I performed some explicit calculations, which may help answer this
question: Let's say a player plays two games against two players, and
all of the players have the same rating to start with, which for the sake
of argument is under 2100, so that K=32 in the ratings formula. One
game is a loss and one game is a win. No matter which order the
games are completed, the player's rating increases by a net amount
of 0.736 points. If the player takes the loss first, then his (or her)
rating first decreases by 16, then increases by 16.736 (because the
win expectancy for the second game is now lower). If he takes the win
first, then his rating first increases by 16, then decreases by 15.264
(because the win expectancy for the second game is now higher). In
either case, the outcome is the same. Also, in either case, one
opponent's rating goes up or down by 16, and the other's rating either
goes down by 16.736 or goes up by 15.264. In either case, the
average rating of all the players remains 1200.
if the win expectancy for the second game is higher (after taking the
first win) shouldn't the decrease in rating be greater?...( not lower as
you suggest) I don't know the exact formula and haven't done the
calculations, but I would suspect that after the first win bringing you to
1216, the subsequent loss would bring you down 16.736(not 15.264)
to under 1200. As opposed to 1184 followed by (+16.736) to
1200.736. The average rating among all players will stay the same,
but one of them would be at 1199.264 and the other would be at
12.736.
Just from a laymen's perspective....a win w/ a lower rating to begin
with will give you a larger increase...AND a loss w/ a higher rating to
begin with will give you a larger decrease...Therefore, take the loss
first so your decrease will be smaller and your increase will be larger.

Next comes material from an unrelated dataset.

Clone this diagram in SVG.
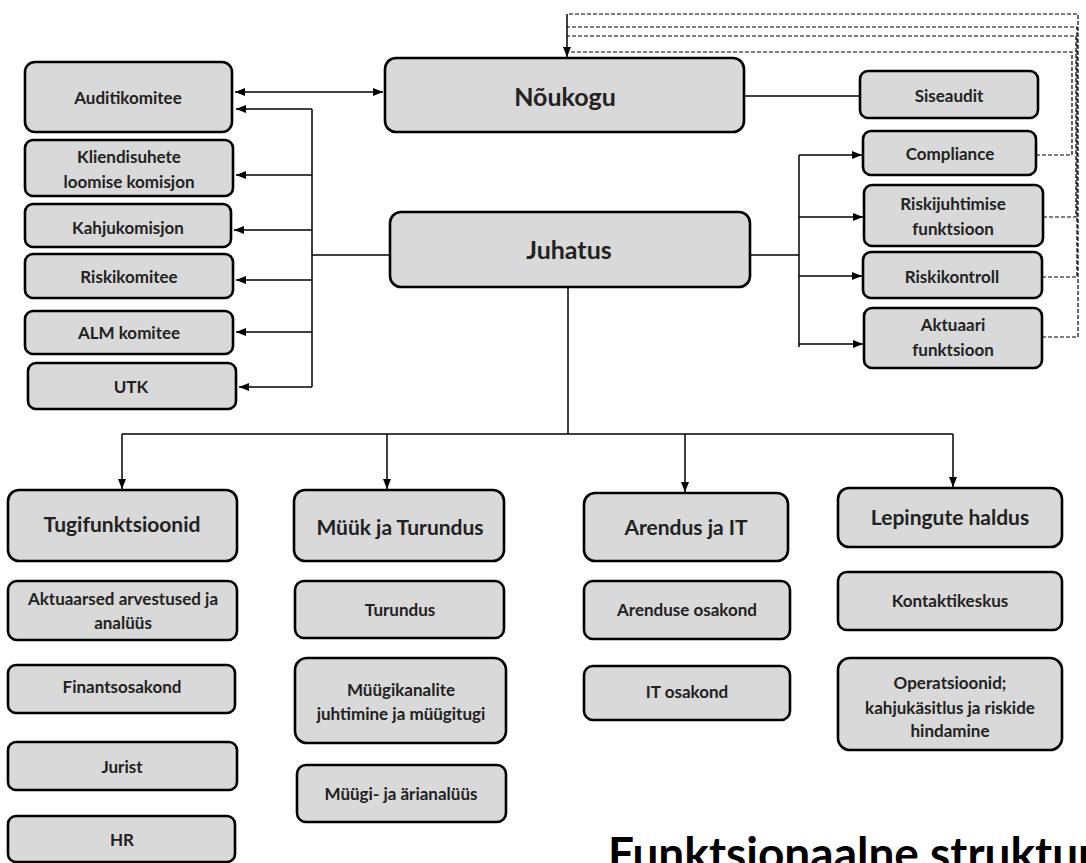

I couldn't confirm this mathematically because I don't know how to
calculate fractional exponents🙁 (I'm not even sure that ^ is
supposed to designate exponents) My math is spotty but I'm pretty
sure I've got the concept right.
Anyway, correct me if I'm wrong.
Franklin
Your first sentence is incorrect, so I will correct you as you asked: the
higher the win expectancy, the smaller the change in rating, win or
lose. The "^" symbol indeed stands for exponentiation. The formula
can be found in the help file. As a graduate level mathematics
professor, I stand by my original post.
Much as I hate to contradict, fexkorn is actually right - not due to an error in
your calculations (I hasten to add), but the fact that the help page is not
entirely clear:
The formula is better expressed:
Rn = Ro + K * (S - we)
where S is 1 for a win and 0 for a loss, and we is your win expectancy as
described in the help.
(I'm getting very nervous about clicking the post button now, so I'm adding a
disclaimer - I'm not a maths professor, this is supposed to clarify, not enrage.
Please correctly me nicely if I am wrong still!)
thanks for the clarification tom and koenig...I hope my previous post
didn't sound condescending. That was not my intent...and I
CERTAINLY don't claim any mathematical superiority...I actually went
to the Help section to get the formula but was unable work it through
becuase I couldn't remember how to do fractional exponents!
Your explanation is also consistent with the help page. That certainly
would make a difference in the outcome. Currently, the help page
states that one's rating will increase with each game, by the same
amount, regardless of the outcome! This is clearly ludicrous and
should be corrected. My question to you is: How do you know your
formula is correct? I hesitate to spend any more time analyzing the
original question until I know for sure the system used for the
calculation.
P.S. I did not mean to sound enraged in my previous post. Although
my credentials are as I stated them, it was meant as tongue-in-cheek
humor. I guess I should have used an emoticon :-/
I am going to reply to this question afresh, since I my previous reply
was in error due to a misinterpretation of the formula in the Help file,
as pointed out by 'tom'. I have analyzed the formula in his post and
confirmed it by observing the changes in the ratings in a recent game
of mine. My attempt at clarification follows:
If Player 1 wins, Player 1's rating increases by K * (1 - E1),
where E1 is the win expectancy of Player 1:
E1 = 1/(1+10^((R2 - R1)/400))
Player 2's rating also decreases by this same amount (using E1 in the
formula, not E2). Equivalently, one could say that Player 2's rating
decreases by K * E2, where E2 = 1/(1+10^((R1 - R2)/400)), and that
Player 1's rating increases by this same amount.
In general, one can say that a player's rating increases by K * (S - E),
where S is that player's result (0=loss, 1=win, 0.5=draw) and E is that
player's win expectancy (probability). Note that it can be shown that
E1 + E2 = 1, as required by probability theory.
So, in answer to the original question, yes, it is better to lose the
games you are going to lose first, then win the games you are going
to win. Let's say that a player plays against two people, and all three
start with the same rating, which is less than 2100, so that K = 32.
Losing first, then winning yields a net rating increase of 0.736,
whereas winning first, then losing yields a net rating decrease of
0.736. Incidentally, the first opponent's rating in either case goes up
or down by 16, while the second opponent's rating changes by
16.736. The average of all the ratings remains unchanged.